Fourth of July celebrations can be overwhelming for some pets. Fireworks are closer to the ground and have burning smells that thunder and lightning don't have, making it a tougher time for your four-legged buddy. In addition to stress and fear that your pet might experience, some pets gets spooked and run away during the loud booms and crackles of a fireworks show. More dogs are found wandering and lost on this holiday than any other day of the year, according to Positively.

Aside from sedation (which should only be a last resort and done with the advice of a veterinarian), there are a few things you can do to help your furry best friend get through Independence Day.

1. Create a safe place.

If your dog already has a kennel, Cesar Millan suggests putting your dog in the crate to give him a safe place to hide. Be sure to take him out for bathroom breaks every few hours.

If you have a cat, she might make a beeline for the basement door. If it's a safe place for her to be (no hazardous liquids or places she might get stuck), let her ride out the show down there.

2. Don't be sad your dog is missing the spectacular.

Being worried that your dog is missing the grand finale is assigning human guilt to a doggy situation. You might enjoy fireworks, but your dog might not. And that's OK.

3. Stay with your pet.

Be a support system to your loyal pal during this scary time. Stay calm - if you get excited over the fireworks, your energy and body language is going to make your pet excited. You might not get to see the show, but remember that time you broke up with your boyfriend and your pup stayed by your side while you cried in bed? Or all those days that you came home from work and she greeted you at the door with love and kisses? A small sacrifice is worth all that unconditional love.

4. Sound therapy could help ease noise phobia.

Try playing a calming CD like "Through a Dog's Ear" or "Through a Cat's Ear" a few minutes before the fireworks starts. Studies show that playing the music before, during and after the stressor can help your dog or cat associate the music with calmness and keep agitation levels low.

There are also canine noise phobia CDs that you can play at other times to gradually desensitize your pet to harsh, upsetting sounds. Sounds like fireworks, thunderstorms and city noises can be played at your pet's pace.

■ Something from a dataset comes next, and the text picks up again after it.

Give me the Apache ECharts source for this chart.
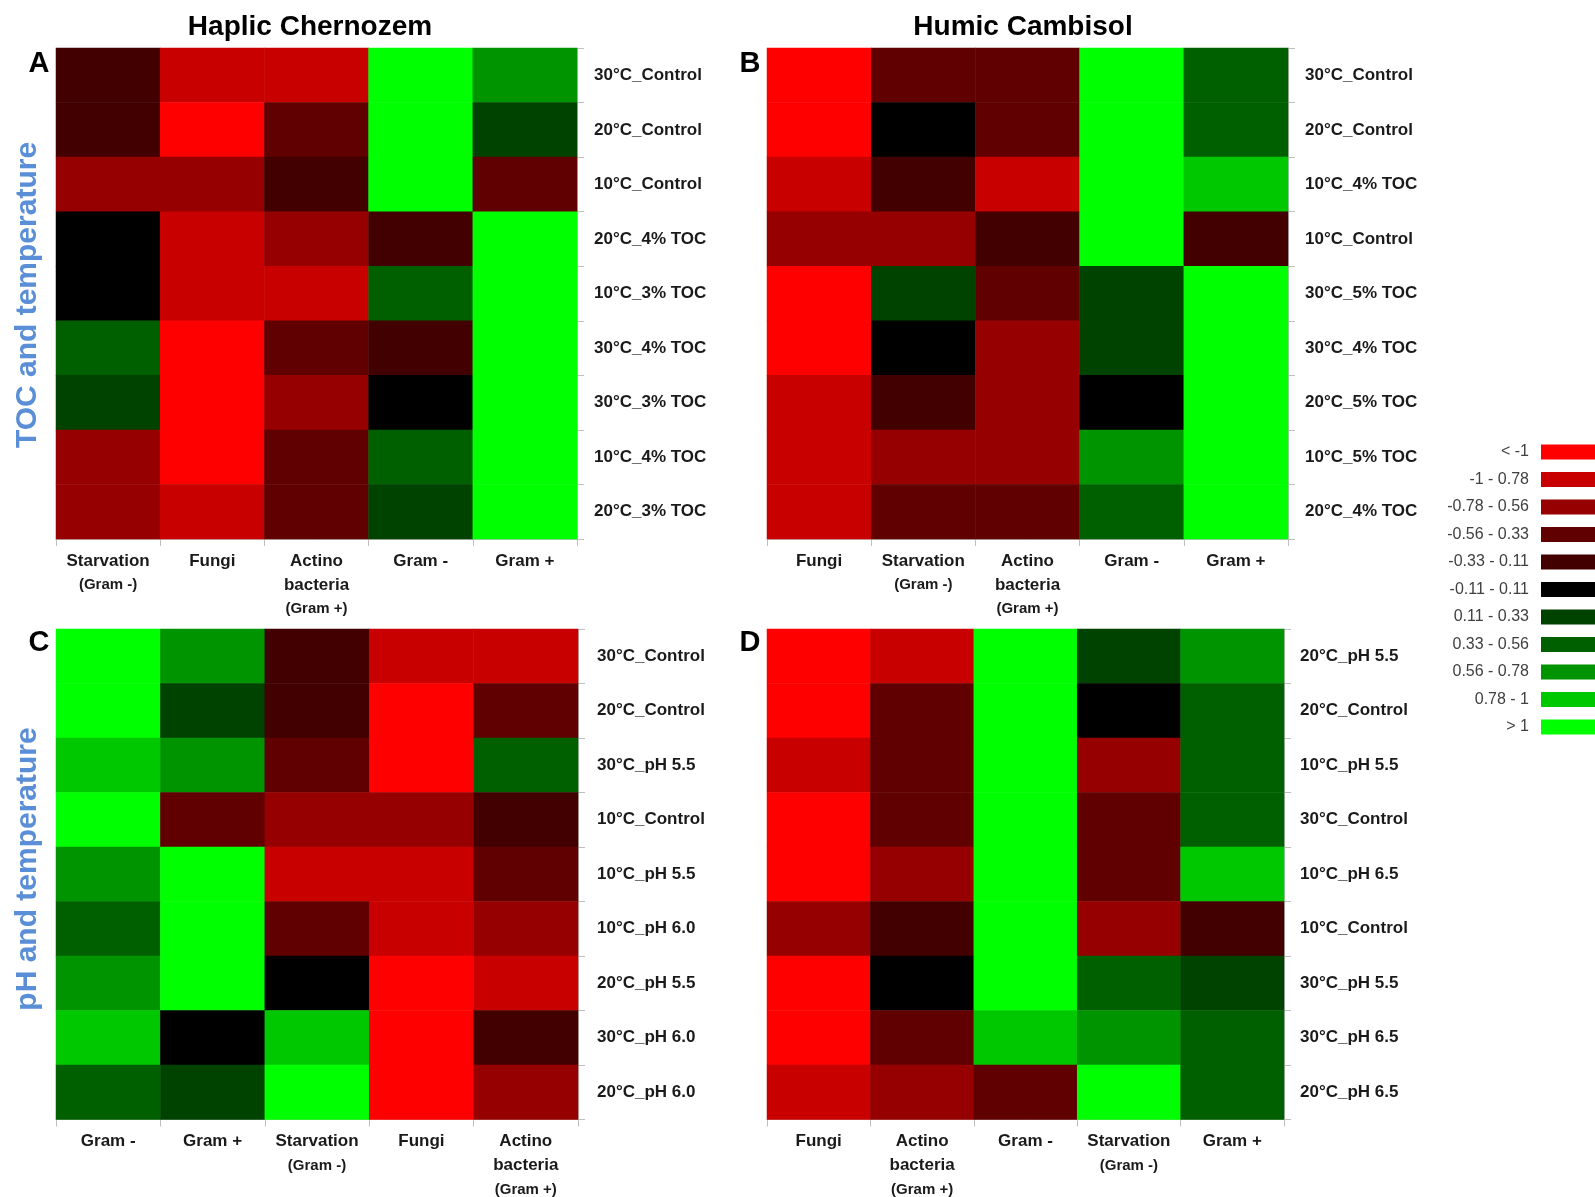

5. Thundershirt to the rescue!

You know how antsy, crying newborns become calm and peaceful when swaddled? Thundershirts basically do the same thing for your dog. "One thing is for certain, for a very large percentage of dogs, Thundershirt's gentle, constant pressure has a terrific calming effect," according to Positively. "This has obvious benefits for most types of anxiety."

Pets Happy Zone has seen first-hand the benefits of thundershirts in combination with denning (giving pets a safe place) and being a calm supportive pet parent.

6. Cats communicate by scent, so pheromone therapy is an option.

One brand of pheromone spray the Pets Happy Zone has tried is Feliway. Our Feliway was purchased from the vet to help calm kitties that moved into a new home or had a stressful visit at the vet. "Feliway is a synthetic copy of the feline facial pheromone, used by cats to mark their territory as safe and secure," according to "By mimicking the cat's natural facial pheromones, Feliway creates a state of familiarity and security in the cat's local environment."

PetSmart sells dog pheromones, calming collars and even plug-in calming diffusers.

7. Herbal before chemical - give nature a chance first.

Before running to your vet to ask for sedation for your pet, try some herbal calming methods. You can buy treats with calming ingredients either at your vet's office or a pet store, like PetCo. If your pet isn't good with pills, no worries! There are drops and chews that taste like yummy treats, but that contain ingredients like ginger, L-Tryptophan, chamomile and sometimes melatonin. (Always double check with your vet before adding anything to your pet's diet.)

When it comes down to it, we all get scared sometimes, but having someone who loves us and makes us feel safe is the most important thing... and what better way to celebrate freedom than with freedom from fear?